¿Por qué tenía tantos miedos cuando era pequeña? ¿Cómo habré sabido por primera vez qué era la muerte, que me despertaba llorando y gritando de noche como loca? Me veo tendida en la cama, atenta a los latidos de mi corazón con la sorpresa siempre renovada de que, caramba, no, no se detiene, cómo no se detiene, cuándo lo va a hacer. Y pensaba: es ahora cuando se para y yo me muero. Es ahora mismo. Ahora. Y empezaba a gritar: no quiero morirme, gritaba.
Después, de día, era un montón de sensibilidades desatadas, desmelenadas. Y voy a la escuela, y tengo nueve años, y me pongo a llorar de pronto. Mi maestra se acerca y me pregunta qué me pasa y yo, callada, nada, digo, nada, porque eso era, lloraba por nada.
Con el tiempo, uno hace novela de sólo un beso; hace series de lo que fue quizá un par de cosas. Uno hace anclar un instante único y preciso como si fuera la cifra del todo. Ella me tomó de la mano, en el recreo, y me guió hasta la biblioteca de la escuela. Me dijo: quiero que leás este libro. Me dio un libro. Se llamaba: Dar, el diario de Ana María. El autor era un cura francés. Y después me dio un libro del mismo autor: Amor, el diario de Daniel. Y el tercero fue El diario de Ana Frank. Me acuerdo de ese primer día, la luz de la tarde entrando por alguna ventana, la biblioteca inmensa –debe haber sido pequeña, porque era una escuela de barrio, pobre– y ella, rubia y suave, tomando un libro y sacándolo para mí. Debe de haber estado pensando qué puedo hacer por esta nena. Y, en un solo trazo, me dio la lectura y la idea de un diario y un destino. Entonces, una parte de la fiera se amansó. Horas y horas y horas pasaba leyendo. A los diez años, en un concurso de lectura en la misma escuela, gané el premio, que era un libro, que fue mi primer libro, y se llamaba Yerutí, que es el nombre de una paloma blanca y que tenía palabras graciosas como: hiciéronle y recibiólos y veo en Google la imagen de la tapa, tan conocida y amarilla y hermosa.
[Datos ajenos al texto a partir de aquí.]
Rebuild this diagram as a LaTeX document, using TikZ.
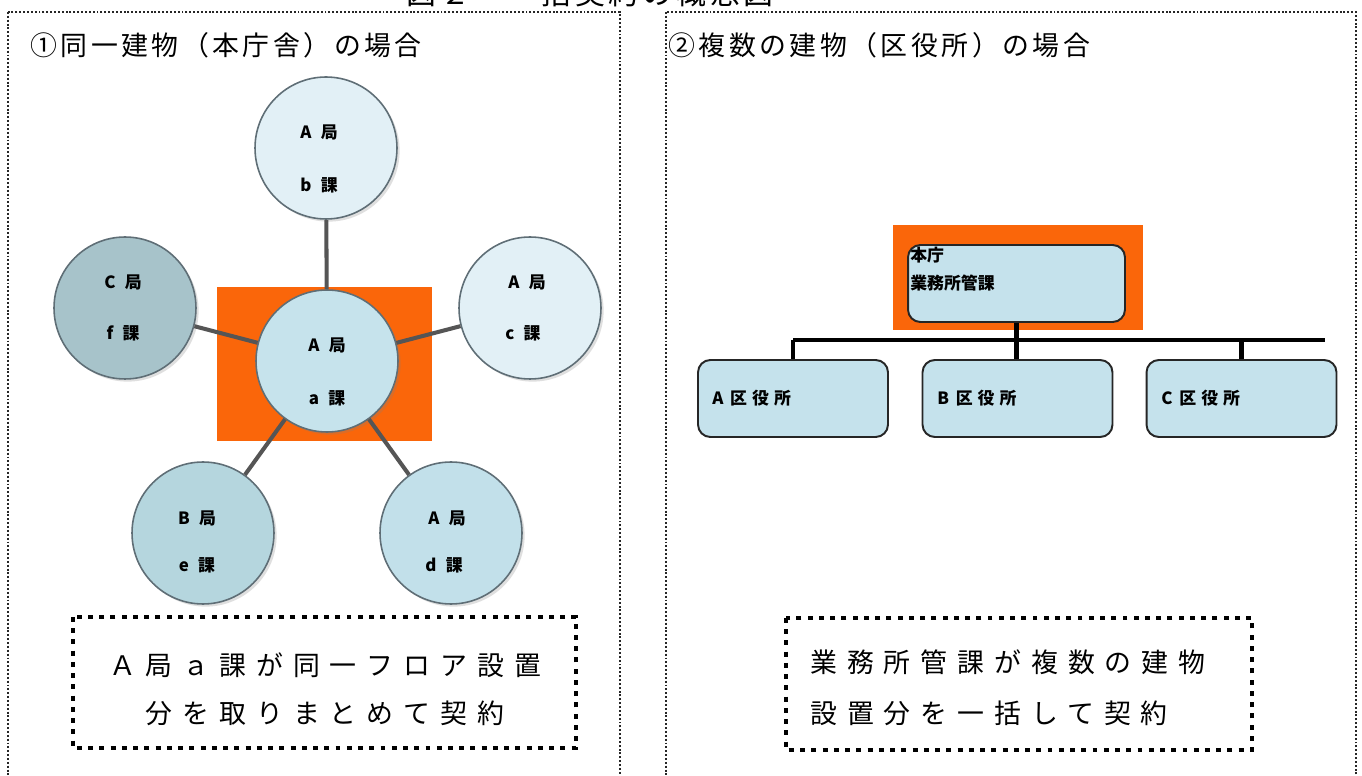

Después fue la biblioteca del barrio, del club Fomento 9 de Julio. Víctor Hugo, Emile Zola, Dostoievsky. Me gustaba leer acostada. No me daba sueño: terminábamos de cenar y yo me acostaba a leer. Un día, una noche, va que Jean Valjean acude a un juicio que se le hace a un hombre acusado de un crimen que él había cometido. Y sale del tribunal con el pelo encanecido. Debería cerciorarme de que era así. Es así mi recuerdo. Me pegué un susto. Me pareció el colmo del horror, que un hombre, en manos del dolor, pasara a ser viejo en segundos. Y huí, con el dedo índice marcando la página, a refugiarme en la cocina, donde todo era ruido y alborozo de mis muchos hermanos. Seguí leyendo sentadita en una silla, de donde, supongo, provino mi psicótica manera de abstraerme y concentrarme cuando algo me interesa mucho.
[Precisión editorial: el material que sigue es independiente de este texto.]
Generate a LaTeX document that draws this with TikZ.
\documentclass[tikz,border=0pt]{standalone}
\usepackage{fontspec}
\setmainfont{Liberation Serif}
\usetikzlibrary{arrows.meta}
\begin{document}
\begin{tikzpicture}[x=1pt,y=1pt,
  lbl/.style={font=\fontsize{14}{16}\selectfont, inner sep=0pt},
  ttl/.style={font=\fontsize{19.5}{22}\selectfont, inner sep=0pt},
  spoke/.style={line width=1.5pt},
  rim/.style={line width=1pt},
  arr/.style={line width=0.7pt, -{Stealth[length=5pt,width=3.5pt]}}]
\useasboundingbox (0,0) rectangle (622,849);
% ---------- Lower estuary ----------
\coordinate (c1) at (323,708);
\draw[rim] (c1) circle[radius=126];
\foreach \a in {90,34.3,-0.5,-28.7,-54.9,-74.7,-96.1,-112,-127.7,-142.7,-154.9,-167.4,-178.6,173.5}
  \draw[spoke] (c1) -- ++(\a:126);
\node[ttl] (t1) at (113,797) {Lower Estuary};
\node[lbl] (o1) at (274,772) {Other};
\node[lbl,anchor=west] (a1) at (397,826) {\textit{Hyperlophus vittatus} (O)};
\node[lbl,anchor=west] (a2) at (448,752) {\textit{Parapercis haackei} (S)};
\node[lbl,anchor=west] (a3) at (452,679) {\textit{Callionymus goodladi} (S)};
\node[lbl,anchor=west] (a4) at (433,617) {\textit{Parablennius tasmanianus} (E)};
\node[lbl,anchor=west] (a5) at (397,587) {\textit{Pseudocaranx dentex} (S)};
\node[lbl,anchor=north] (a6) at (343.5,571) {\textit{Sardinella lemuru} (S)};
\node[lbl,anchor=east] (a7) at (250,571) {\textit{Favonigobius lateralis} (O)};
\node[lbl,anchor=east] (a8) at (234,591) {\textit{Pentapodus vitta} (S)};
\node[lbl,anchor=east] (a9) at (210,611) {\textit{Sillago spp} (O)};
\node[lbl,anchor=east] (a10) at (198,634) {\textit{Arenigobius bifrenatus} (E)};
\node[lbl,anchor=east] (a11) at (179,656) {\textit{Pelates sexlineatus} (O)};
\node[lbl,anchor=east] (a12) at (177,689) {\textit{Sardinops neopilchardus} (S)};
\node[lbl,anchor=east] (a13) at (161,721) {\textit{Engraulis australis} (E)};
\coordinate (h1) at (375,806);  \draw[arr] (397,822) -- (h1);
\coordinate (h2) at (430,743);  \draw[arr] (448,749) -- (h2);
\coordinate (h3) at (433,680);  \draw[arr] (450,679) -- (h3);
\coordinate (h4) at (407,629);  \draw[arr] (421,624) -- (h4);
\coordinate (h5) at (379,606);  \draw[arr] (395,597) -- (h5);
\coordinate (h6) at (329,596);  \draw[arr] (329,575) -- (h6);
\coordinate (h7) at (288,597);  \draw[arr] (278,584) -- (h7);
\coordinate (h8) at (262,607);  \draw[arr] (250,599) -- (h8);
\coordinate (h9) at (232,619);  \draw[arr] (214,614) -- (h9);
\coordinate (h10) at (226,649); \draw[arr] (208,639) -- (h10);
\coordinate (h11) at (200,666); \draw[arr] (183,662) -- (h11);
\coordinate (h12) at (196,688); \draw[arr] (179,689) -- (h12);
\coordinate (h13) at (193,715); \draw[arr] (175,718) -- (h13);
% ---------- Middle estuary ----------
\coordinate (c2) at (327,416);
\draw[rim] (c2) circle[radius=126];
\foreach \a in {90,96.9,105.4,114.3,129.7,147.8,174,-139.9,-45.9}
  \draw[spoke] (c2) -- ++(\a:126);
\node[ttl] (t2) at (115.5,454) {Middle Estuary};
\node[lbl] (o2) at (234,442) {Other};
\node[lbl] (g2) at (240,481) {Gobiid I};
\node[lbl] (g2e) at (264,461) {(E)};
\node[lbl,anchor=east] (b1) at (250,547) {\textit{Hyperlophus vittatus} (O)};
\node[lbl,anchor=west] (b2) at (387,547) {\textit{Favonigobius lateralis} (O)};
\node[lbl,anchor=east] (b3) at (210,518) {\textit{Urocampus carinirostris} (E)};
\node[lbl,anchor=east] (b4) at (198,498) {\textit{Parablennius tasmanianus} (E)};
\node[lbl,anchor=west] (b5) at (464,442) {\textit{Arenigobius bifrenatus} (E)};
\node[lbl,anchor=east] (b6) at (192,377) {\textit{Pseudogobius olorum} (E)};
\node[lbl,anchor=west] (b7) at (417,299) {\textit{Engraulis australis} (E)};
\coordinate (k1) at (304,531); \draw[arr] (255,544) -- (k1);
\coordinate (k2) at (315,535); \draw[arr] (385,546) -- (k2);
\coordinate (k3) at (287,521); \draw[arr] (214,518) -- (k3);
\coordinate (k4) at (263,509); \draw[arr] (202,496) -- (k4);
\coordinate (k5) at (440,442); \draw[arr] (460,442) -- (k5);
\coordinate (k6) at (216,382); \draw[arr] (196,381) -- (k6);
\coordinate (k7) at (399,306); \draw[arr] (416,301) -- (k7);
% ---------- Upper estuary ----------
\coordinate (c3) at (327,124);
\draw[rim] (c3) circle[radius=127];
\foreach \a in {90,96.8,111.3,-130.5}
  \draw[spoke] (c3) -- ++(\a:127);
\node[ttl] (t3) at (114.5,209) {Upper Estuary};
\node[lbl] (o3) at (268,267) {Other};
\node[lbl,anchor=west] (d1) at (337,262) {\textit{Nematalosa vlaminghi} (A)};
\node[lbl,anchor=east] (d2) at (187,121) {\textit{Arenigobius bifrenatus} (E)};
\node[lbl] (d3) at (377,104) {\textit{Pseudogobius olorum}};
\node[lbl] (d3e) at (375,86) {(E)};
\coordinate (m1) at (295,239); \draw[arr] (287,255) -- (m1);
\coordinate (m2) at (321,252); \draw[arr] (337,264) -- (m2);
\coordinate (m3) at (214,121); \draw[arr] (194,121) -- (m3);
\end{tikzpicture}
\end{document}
Cierta vez tuve un sueño que le conté a mi analista. Soñé que tenía los dientes transparentes. Mi analista no me dijo, inmediatamente, nada. Al irme, me dio la mano como siempre, y me detuvo un segundo: Mari, dijo, cuando usted lee, muerde. Y ante mi mirada siguió: Dientes transparentes, lentes. Mientras me iba, tuve que pararme porque la risa no me dejaba caminar.
Con los libros, todo es alegría. Quizá por eso mi libro preferido es el Tristram Shandy.